TASK REQUIREMENTS:
Copy each line below exactly and leave the pictures out.

DATA LINES:
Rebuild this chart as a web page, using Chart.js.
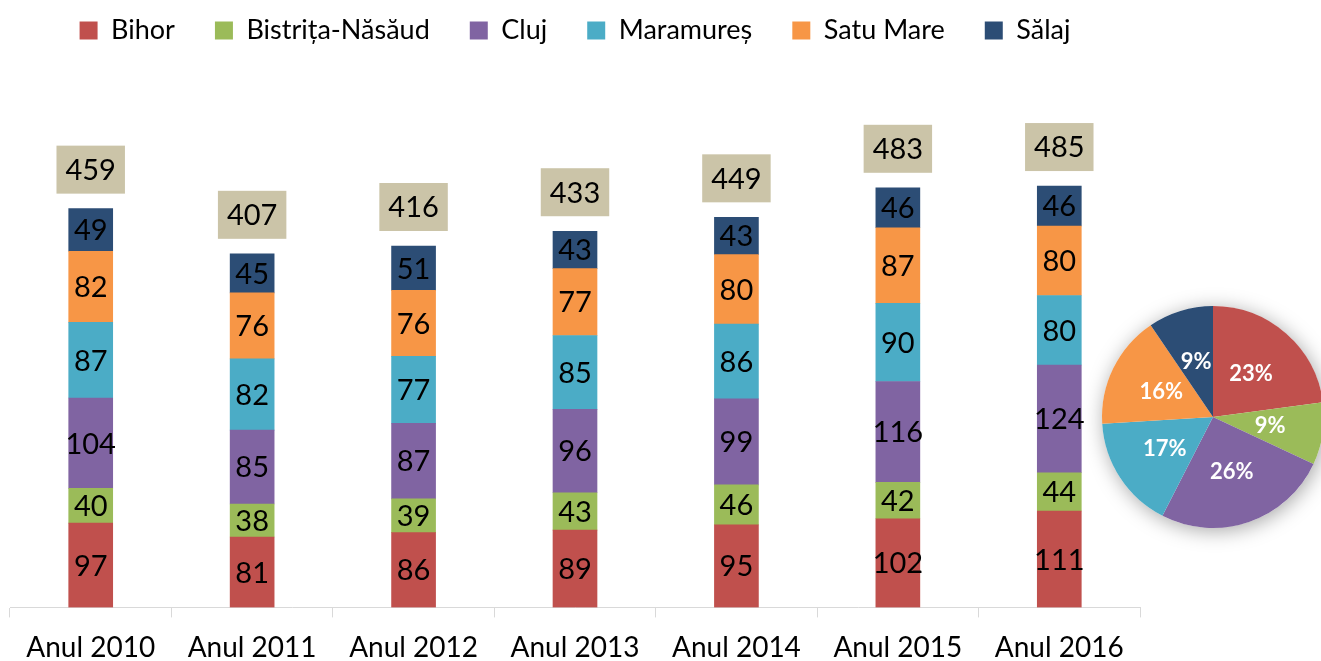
<!DOCTYPE html>
<html>
<head>
<meta charset="utf-8">
<script src="https://cdn.jsdelivr.net/npm/chart.js@4.4.1/dist/chart.umd.min.js"></script>
<style>
  html, body { margin: 0; padding: 0; background: #fff; width: 1321px; height: 661px; overflow: hidden; }
  #bars { position: absolute; left: 0; top: 0; }
  #pie { position: absolute; left: 1063px; top: 267px; }
</style>
</head>
<body>
<canvas id="bars" width="1150" height="661"></canvas>
<canvas id="pie" width="300" height="300"></canvas>
<script>
// categories + series (counts per county per year)
const years = ['Anul 2010', 'Anul 2011', 'Anul 2012', 'Anul 2013', 'Anul 2014', 'Anul 2015', 'Anul 2016'];
const counties = ['Bihor', 'Bistrița-Năsăud', 'Cluj', 'Maramureș', 'Satu Mare', 'Sălaj'];
const bihor     = [97, 81, 86, 89, 95, 102, 111];
const bistrita  = [40, 38, 39, 43, 46, 42, 44];
const cluj      = [104, 85, 87, 96, 99, 116, 124];
const maramures = [87, 82, 77, 85, 86, 90, 80];
const satuMare  = [82, 76, 76, 77, 80, 87, 80];
const salaj     = [49, 45, 51, 43, 43, 46, 46];
// pie = year 2016 split, labels as printed on the slices
const pieLabels = ['23%', '9%', '26%', '17%', '16%', '9%'];

const colors = ['#C0504D', '#9BBB59', '#8064A2', '#4BACC6', '#F79646', '#2C4D75'];
const series = [bihor, bistrita, cluj, maramures, satuMare, salaj];
const totals = years.map((_, i) => series.reduce((s, arr) => s + arr[i], 0));
const pieValues = series.map(arr => arr[arr.length - 1]);

const FONT = 'Lato, "Open Sans", sans-serif';

// numbers inside each segment + beige total box above each stack
const barLabels = {
    id: 'barLabels',
    afterDatasetsDraw(chart) {
        const ctx = chart.ctx;
        ctx.save();
        ctx.textAlign = 'center';
        ctx.textBaseline = 'middle';
        ctx.font = '29px ' + FONT;
        ctx.fillStyle = '#000';
        chart.data.datasets.forEach((ds, di) => {
            chart.getDatasetMeta(di).data.forEach((bar, i) => {
                ctx.fillText(ds.data[i], bar.x, (bar.y + bar.base) / 2 + 1);
            });
        });
        const top = chart.getDatasetMeta(chart.data.datasets.length - 1).data;
        top.forEach((bar, i) => {
            const txt = String(totals[i]);
            const w = ctx.measureText(txt).width + 18;
            const h = 48;
            const y0 = bar.y - 15 - h;
            ctx.fillStyle = '#CBC4A8';
            ctx.fillRect(bar.x - w / 2, y0, w, h);
            ctx.fillStyle = '#000';
            ctx.fillText(txt, bar.x, y0 + h / 2 + 1);
        });
        ctx.restore();
    }
};

new Chart(document.getElementById('bars'), {
    type: 'bar',
    data: {
        labels: years,
        datasets: counties.map((name, k) => ({
            label: name,
            data: series[k],
            backgroundColor: colors[k],
            borderWidth: 0,
            barThickness: 44
        }))
    },
    options: {
        responsive: false,
        animation: false,
        layout: { padding: { left: 10, right: 10, top: -23, bottom: -18 } },
        plugins: {
            legend: {
                position: 'top',
                labels: {
                    boxWidth: 18,
                    boxHeight: 18,
                    padding: 40,
                    color: '#000',
                    font: { family: FONT, size: 27 }
                }
            },
            tooltip: { enabled: false }
        },
        scales: {
            x: {
                stacked: true,
                grid: { drawOnChartArea: false, tickLength: 10, color: '#D9D9D9', offset: true },
                border: { color: '#D9D9D9', width: 1 },
                ticks: { color: '#000', padding: 14, font: { family: FONT, size: 28 } }
            },
            y: {
                stacked: true,
                display: false,
                min: 0,
                max: 637
            }
        }
    },
    plugins: [barLabels]
});

// soft shadow behind the pie + percent labels
const pieDecor = {
    id: 'pieDecor',
    beforeDatasetsDraw(chart) {
        const arc = chart.getDatasetMeta(0).data[0];
        const ctx = chart.ctx;
        ctx.save();
        ctx.shadowColor = 'rgba(0,0,0,0.35)';
        ctx.shadowBlur = 20;
        ctx.shadowOffsetX = 2;
        ctx.shadowOffsetY = 3;
        ctx.beginPath();
        ctx.arc(arc.x, arc.y, arc.outerRadius, 0, Math.PI * 2);
        ctx.fillStyle = '#fff';
        ctx.fill();
        ctx.restore();
    },
    afterDatasetsDraw(chart) {
        const ctx = chart.ctx;
        ctx.save();
        ctx.textAlign = 'center';
        ctx.textBaseline = 'middle';
        ctx.font = 'bold 22px ' + FONT;
        ctx.fillStyle = '#fff';
        chart.getDatasetMeta(0).data.forEach((arc, i) => {
            const mid = (arc.startAngle + arc.endAngle) / 2;
            const r = arc.outerRadius * 0.52;
            ctx.fillText(pieLabels[i], arc.x + Math.cos(mid) * r, arc.y + Math.sin(mid) * r);
        });
        ctx.restore();
    }
};

new Chart(document.getElementById('pie'), {
    type: 'pie',
    data: {
        labels: counties,
        datasets: [{ data: pieValues, backgroundColor: colors, borderWidth: 0 }]
    },
    options: {
        responsive: false,
        animation: false,
        layout: { padding: 39 },
        plugins: { legend: { display: false }, tooltip: { enabled: false } }
    },
    plugins: [pieDecor]
});
</script>
</body>
</html>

RESPONSE TO THE EXERCISE:
Rebuild this chart as a web page, using Chart.js.
<!DOCTYPE html>
<html>
<head>
<meta charset="utf-8">
<script src="https://cdn.jsdelivr.net/npm/chart.js@4.4.1/dist/chart.umd.min.js"></script>
<style>
  html, body { margin: 0; padding: 0; background: #fff; width: 1321px; height: 661px; overflow: hidden; }
  #bars { position: absolute; left: 0; top: 0; }
  #pie { position: absolute; left: 1063px; top: 267px; }
</style>
</head>
<body>
<canvas id="bars" width="1150" height="661"></canvas>
<canvas id="pie" width="300" height="300"></canvas>
<script>
// categories + series (counts per county per year)
const years = ['Anul 2010', 'Anul 2011', 'Anul 2012', 'Anul 2013', 'Anul 2014', 'Anul 2015', 'Anul 2016'];
const counties = ['Bihor', 'Bistrița-Năsăud', 'Cluj', 'Maramureș', 'Satu Mare', 'Sălaj'];
const bihor     = [97, 81, 86, 89, 95, 102, 111];
const bistrita  = [40, 38, 39, 43, 46, 42, 44];
const cluj      = [104, 85, 87, 96, 99, 116, 124];
const maramures = [87, 82, 77, 85, 86, 90, 80];
const satuMare  = [82, 76, 76, 77, 80, 87, 80];
const salaj     = [49, 45, 51, 43, 43, 46, 46];
// pie = year 2016 split, labels as printed on the slices
const pieLabels = ['23%', '9%', '26%', '17%', '16%', '9%'];

const colors = ['#C0504D', '#9BBB59', '#8064A2', '#4BACC6', '#F79646', '#2C4D75'];
const series = [bihor, bistrita, cluj, maramures, satuMare, salaj];
const totals = years.map((_, i) => series.reduce((s, arr) => s + arr[i], 0));
const pieValues = series.map(arr => arr[arr.length - 1]);

const FONT = 'Lato, "Open Sans", sans-serif';

// numbers inside each segment + beige total box above each stack
const barLabels = {
    id: 'barLabels',
    afterDatasetsDraw(chart) {
        const ctx = chart.ctx;
        ctx.save();
        ctx.textAlign = 'center';
        ctx.textBaseline = 'middle';
        ctx.font = '29px ' + FONT;
        ctx.fillStyle = '#000';
        chart.data.datasets.forEach((ds, di) => {
            chart.getDatasetMeta(di).data.forEach((bar, i) => {
                ctx.fillText(ds.data[i], bar.x, (bar.y + bar.base) / 2 + 1);
            });
        });
        const top = chart.getDatasetMeta(chart.data.datasets.length - 1).data;
        top.forEach((bar, i) => {
            const txt = String(totals[i]);
            const w = ctx.measureText(txt).width + 18;
            const h = 48;
            const y0 = bar.y - 15 - h;
            ctx.fillStyle = '#CBC4A8';
            ctx.fillRect(bar.x - w / 2, y0, w, h);
            ctx.fillStyle = '#000';
            ctx.fillText(txt, bar.x, y0 + h / 2 + 1);
        });
        ctx.restore();
    }
};

new Chart(document.getElementById('bars'), {
    type: 'bar',
    data: {
        labels: years,
        datasets: counties.map((name, k) => ({
            label: name,
            data: series[k],
            backgroundColor: colors[k],
            borderWidth: 0,
            barThickness: 44
        }))
    },
    options: {
        responsive: false,
        animation: false,
        layout: { padding: { left: 10, right: 10, top: -23, bottom: -18 } },
        plugins: {
            legend: {
                position: 'top',
                labels: {
                    boxWidth: 18,
                    boxHeight: 18,
                    padding: 40,
                    color: '#000',
                    font: { family: FONT, size: 27 }
                }
            },
            tooltip: { enabled: false }
        },
        scales: {
            x: {
                stacked: true,
                grid: { drawOnChartArea: false, tickLength: 10, color: '#D9D9D9', offset: true },
                border: { color: '#D9D9D9', width: 1 },
                ticks: { color: '#000', padding: 14, font: { family: FONT, size: 28 } }
            },
            y: {
                stacked: true,
                display: false,
                min: 0,
                max: 637
            }
        }
    },
    plugins: [barLabels]
});

// soft shadow behind the pie + percent labels
const pieDecor = {
    id: 'pieDecor',
    beforeDatasetsDraw(chart) {
        const arc = chart.getDatasetMeta(0).data[0];
        const ctx = chart.ctx;
        ctx.save();
        ctx.shadowColor = 'rgba(0,0,0,0.35)';
        ctx.shadowBlur = 20;
        ctx.shadowOffsetX = 2;
        ctx.shadowOffsetY = 3;
        ctx.beginPath();
        ctx.arc(arc.x, arc.y, arc.outerRadius, 0, Math.PI * 2);
        ctx.fillStyle = '#fff';
        ctx.fill();
        ctx.restore();
    },
    afterDatasetsDraw(chart) {
        const ctx = chart.ctx;
        ctx.save();
        ctx.textAlign = 'center';
        ctx.textBaseline = 'middle';
        ctx.font = 'bold 22px ' + FONT;
        ctx.fillStyle = '#fff';
        chart.getDatasetMeta(0).data.forEach((arc, i) => {
            const mid = (arc.startAngle + arc.endAngle) / 2;
            const r = arc.outerRadius * 0.52;
            ctx.fillText(pieLabels[i], arc.x + Math.cos(mid) * r, arc.y + Math.sin(mid) * r);
        });
        ctx.restore();
    }
};

new Chart(document.getElementById('pie'), {
    type: 'pie',
    data: {
        labels: counties,
        datasets: [{ data: pieValues, backgroundColor: colors, borderWidth: 0 }]
    },
    options: {
        responsive: false,
        animation: false,
        layout: { padding: 39 },
        plugins: { legend: { display: false }, tooltip: { enabled: false } }
    },
    plugins: [pieDecor]
});
</script>
</body>
</html>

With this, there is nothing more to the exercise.